Around Lisbon and across much of Portugal today, you may have noticed locals selling small bunches of wheat stalks, poppies, daisies, an olive branch and a sprig of rosemary. A random collection of wild flowers? Not exactly.
Today, the Portuguese celebrates “Dia da Espiga”, which loosely translates to “Day of Cereal Ears”. Early in the morning, young children descend upon the fields to pick wheat and assemble a collection of wild flowers, each which hold a separate and very unique significance. Daisies represent gold, while poppies symbolize love. Wheat stalks give us bread and nourishment. The olive branch signifies peace, light and remembrance since years ago olive oil lamps were the only means to illuminate households.
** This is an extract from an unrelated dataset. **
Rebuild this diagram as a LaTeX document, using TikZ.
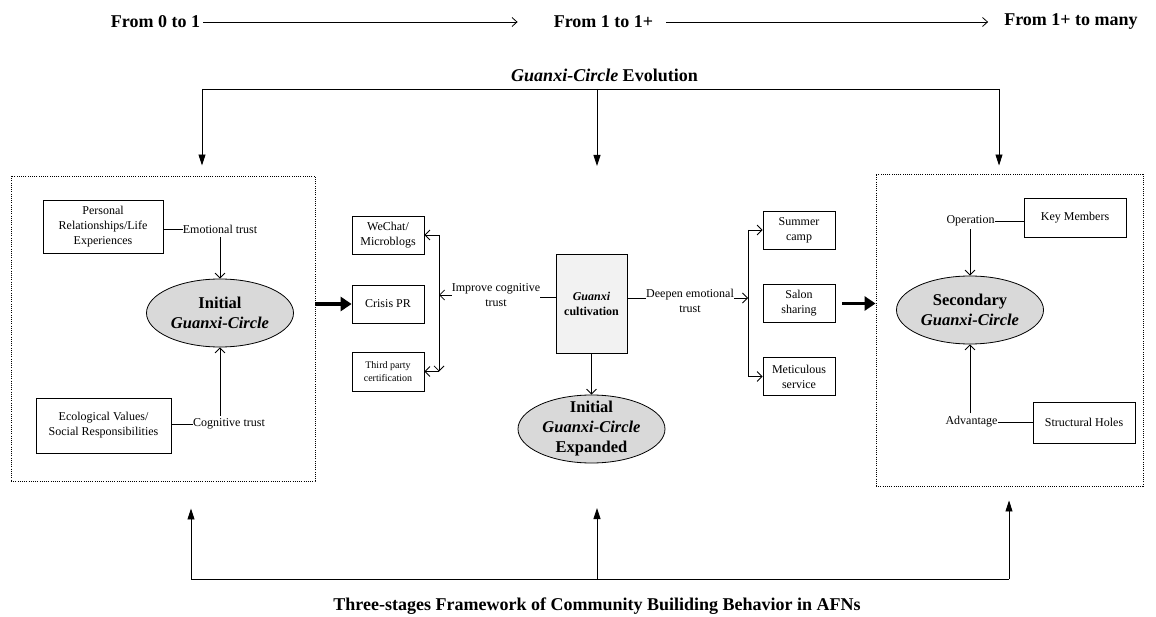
\documentclass[tikz,border=0pt]{standalone}
\usepackage{fontspec}
\setmainfont{Liberation Serif}
\usetikzlibrary{shapes.geometric,arrows.meta}
\newcommand{\fsz}[2]{\fontsize{#1}{#2}\selectfont}
\definecolor{ellfill}{HTML}{D9D9D9}
\definecolor{boxfill}{HTML}{F2F2F2}
\tikzset{
  box/.style={draw, line width=0.8pt, inner sep=0pt, align=center, font=\fsz{12}{15}},
  circ/.style={ellipse, draw, line width=0.8pt, fill=ellfill, minimum width=147pt, minimum height=68pt,
    inner xsep=0pt, inner ysep=-14pt, align=center, font=\bfseries\fsz{16.5}{20}},
  lbl/.style={inner sep=0pt, align=center, font=\fsz{12}{15}},
  title/.style={inner sep=0pt, font=\bfseries\fsz{18}{22}},
  arr/.style={-{Straight Barb[length=5pt,width=10pt]}, line width=0.8pt},
  ln/.style={line width=0.8pt},
  toparr/.style={-{Straight Barb[length=5pt,width=9pt]}, line width=0.8pt},
  thickarr/.style={-{Triangle[length=11pt,width=14pt]}, line width=3.5pt},
  fatarr/.style={-{Triangle[length=11pt,width=7pt]}, line width=0.9pt},
  dotbox/.style={draw, line width=0.9pt, dash pattern=on 1pt off 1.2pt, inner sep=0pt},
}
\begin{document}
\begin{tikzpicture}[x=1pt,y=-1pt]
\useasboundingbox (0,0) rectangle (1156,617);

% top row
\node[title] (t1) at (155.5,22) {From 0 to 1};
\node[title] (t2) at (603.5,22) {From 1 to 1+};
\node[title] (t3) at (1071,22) {From 1+ to many};
\draw[toparr] ([xshift=3pt]t1.east) -- ([xshift=-36pt]t2.west);
\draw[toparr] ([xshift=13pt]t2.east) -- ([xshift=-16pt]t3.west);

\node[title] (evo) at (604.5,75) {\textit{Guanxi-Circle} Evolution};

% dotted boxes
\node[dotbox, minimum width=304pt, minimum height=305pt] (lb) at (163,328.5) {};
\node[dotbox, minimum width=267pt, minimum height=312pt] (rb) at (1009.5,330) {};

% top bracket
\coordinate (tl) at (202,89);
\coordinate (tm) at (597,89);
\coordinate (tr) at (999,89);
\coordinate (tmend) at (597,166);
\draw[ln] (tl) -- (tr);
\draw[fatarr] (tl) -- ([yshift=10pt]tl |- lb.north);
\draw[fatarr] (tm) -- (tmend);
\draw[fatarr] (tr) -- ([yshift=8pt]tr |- rb.north);

% bottom bracket
\coordinate (bl) at (191,579);
\coordinate (bm) at (597,579);
\coordinate (br) at (1009,579);
\coordinate (bmend) at (597,508);
\draw[ln] (bl) -- (br);
\draw[fatarr] (bl) -- ([yshift=-27pt]bl |- lb.south);
\draw[fatarr] (bm) -- (bmend);
\draw[fatarr] (br) -- ([yshift=-14pt]br |- rb.south);
\node[title] (bt) at (597,606) {Three-stages Framework of Community Builiding Behavior in AFNs};

% left stage
\node[box, minimum width=120pt, minimum height=53pt] (p1) at (103,226.5) {Personal\\Relationships/Life\\Experiences};
\node[lbl] (emo) at (220,229) {Emotional trust};
\node[circ] (e1) at (220,313) {Initial\\\textit{Guanxi-Circle}};
\node[box, minimum width=135pt, minimum height=55pt] (p2) at (103.5,425.5) {Ecological Values/\\Social Responsibilities};
\node[lbl] (cog) at (229,424) {Cognitive trust};
\draw[ln] (p1.east |- emo.west) -- (emo.west);
\draw[arr] ([yshift=-4pt]emo.south) -- (e1.north);
\draw[ln] (p2.east |- cog.west) -- (cog.west);
\draw[arr] ([yshift=3pt]cog.north -| e1.south) -- (e1.south);

% middle stage
\node[box, minimum width=72pt, minimum height=38pt] (wc) at (388,235) {WeChat/\\Microblogs};
\node[box, minimum width=72pt, minimum height=38pt] (cpr) at (388,304) {Crisis PR};
\node[box, minimum width=72pt, minimum height=39pt, font=\fsz{10}{13}] (tpc) at (388,371.5) {Third party\\certification};
\draw[thickarr] (lb.east |- cpr.west) -- (cpr.west);

\node[box, fill=boxfill, minimum width=71pt, minimum height=99pt] (gc) at (591.5,303.5) {\textbf{\textit{Guanxi}}\\\textbf{cultivation}};
\node[lbl] (imp) at (496,295) {Improve cognitive\\trust};
\coordinate (lvx) at (439,0);
\draw[ln] (gc.west |- 0,297) -- (imp.east |- 0,297);
\draw[arr] (imp.west) -- (imp.west -| lvx);
\draw[arr] (wc.east -| lvx) -- (tpc.east -| lvx);
\draw[arr] (tpc.east -| lvx) -- (tpc.east);
\draw[arr] (lvx |- wc.east) -- (wc.east);

\node[circ] (e2) at (591.5,429) {Initial\\\textit{Guanxi-Circle}\\Expanded};
\draw[arr] (gc.south) -- (e2.north);

\node[box, minimum width=72pt, minimum height=38pt] (sc) at (799,230) {Summer\\camp};
\node[box, minimum width=72pt, minimum height=38pt] (ss) at (799,303.5) {Salon\\sharing};
\node[box, minimum width=72pt, minimum height=38pt] (ms) at (799,376.5) {Meticulous\\service};
\node[lbl] (dee) at (690,301) {Deepen emotional\\trust};
\coordinate (rvx) at (748,0);
\draw[ln] (gc.east |- 0,298) -- (dee.west |- 0,298);
\draw[arr] (dee.east |- 0,298) -- (rvx |- 0,298);
\draw[ln] (rvx |- sc.west) -- (rvx |- ms.west);
\draw[arr] (rvx |- sc.west) -- (sc.west);
\draw[arr] (rvx |- ms.west) -- (ms.west);
\draw[thickarr] ([xshift=7pt]ss.east) -- (rb.west |- ss.east);

% right stage
\node[circ] (e3) at (970,310) {Secondary\\\textit{Guanxi-Circle}};
\node[box, minimum width=102pt, minimum height=39pt] (km) at (1075,217.5) {Key Members};
\node[lbl] (op) at (970.5,221) {Operation};
\node[box, minimum width=102pt, minimum height=41pt] (sh) at (1084,422.5) {Structural Holes};
\node[lbl] (adv) at (971.5,422) {Advantage};
\draw[ln] (op.east) -- (km.west |- op.east);
\draw[arr] ([yshift=-3pt]op.south -| e3.north) -- (e3.north);
\draw[ln] (adv.east) -- (sh.west |- adv.east);
\draw[arr] ([yshift=3pt]adv.north -| e3.south) -- (e3.south);
\end{tikzpicture}
\end{document}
And finally rosemary, thought to ensure health and strength throughout the coming year.
Tradition calls for each household to collect one assembled bunch, hang it on the door to dry, and keep it for an entire year to reap the full benefits.
Dia da Espiga is a revered time-old tradition with origins a bit unknown. Some say that it comes from an old Christian tradition; the blessing of the first fruit of each harvest. Others say that it’s even older, originating from the Pagan cults to the Goddess Flora, which also happened this time of the year.
Whichever your belief, it’s a celebration of spring, family, harmony and prosperity…And it doesn’t get much better than that!